While Baltimore cops and Persistent Surveillance argue that the images collected via the BCSP don't offer sufficient resolution to identify individual citizens—offering instead broad movements of groups or vehicles that might be correlated to ground-level camera footage—the ACLU isn't buying it. When the program first became public last August, ACLU policy analyst Jay Stanley noted that what might look like a pixelated dot from above can still be identified by pulling that aforementioned ground-level footage, and, besides, you can learn a whole lot about a pixelated dot by watching its comings and goings.

"'Pixelated dots' can be followed forward and backward in time as they enter and exit homes and other buildings, and even without any other technology, that simple fact can be used to identify people," Stanley wrote. "Indeed, the entire purpose of the system is to identify particular individuals."

In comments to the Baltimore Sun last week, David Rocah, senior staff attorney at the ACLU of Maryland, offered, "What's glaringly omitted is any recognition about the privacy impact and societal impact of giving the government the power of knowing where everyone goes every time they leave their house, because that's what this means."

"If the only lens you look at is, 'Can this be useful?' then I think you are entirely missing the point," Rocah said.

What makes BCSP even more ominous is how the Baltimore cops paid for it. Part of the reason city leaders could be cut out of the loop on the program is that city money didn't pay for it. Instead, $360,000 in funding came from the Houston-based Laura and John Arnold Foundation, the endeavour of Enron trader and hedge fund manager-turned-philanthropist John Arnold.
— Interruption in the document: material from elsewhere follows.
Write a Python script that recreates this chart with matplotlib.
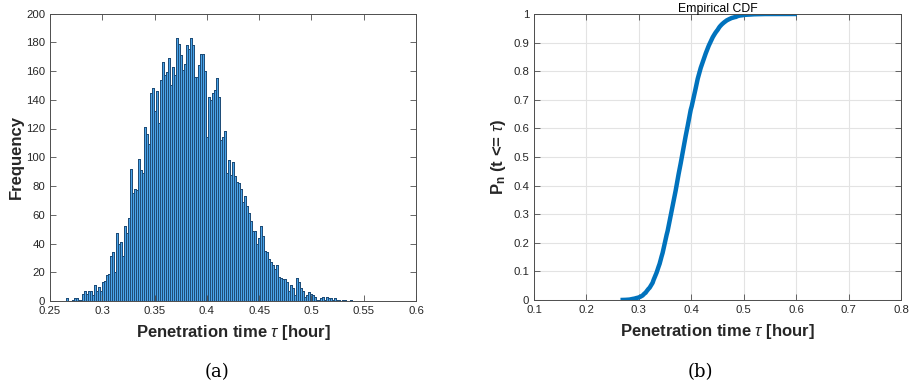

Arnold's less evil than his resume might indicate, but the sketchiness is not so much in the money's source than it is in the fact that collecting outside money allowed Baltimore's cops to do an end run around public scrutiny. One has to wonder how different the discussion would be about the program's future if said cops—now under a federal consent decree to "increase transparency, public oversight, [and] accountability"—had just been upfront about a scheme that is so clearly outside the norm.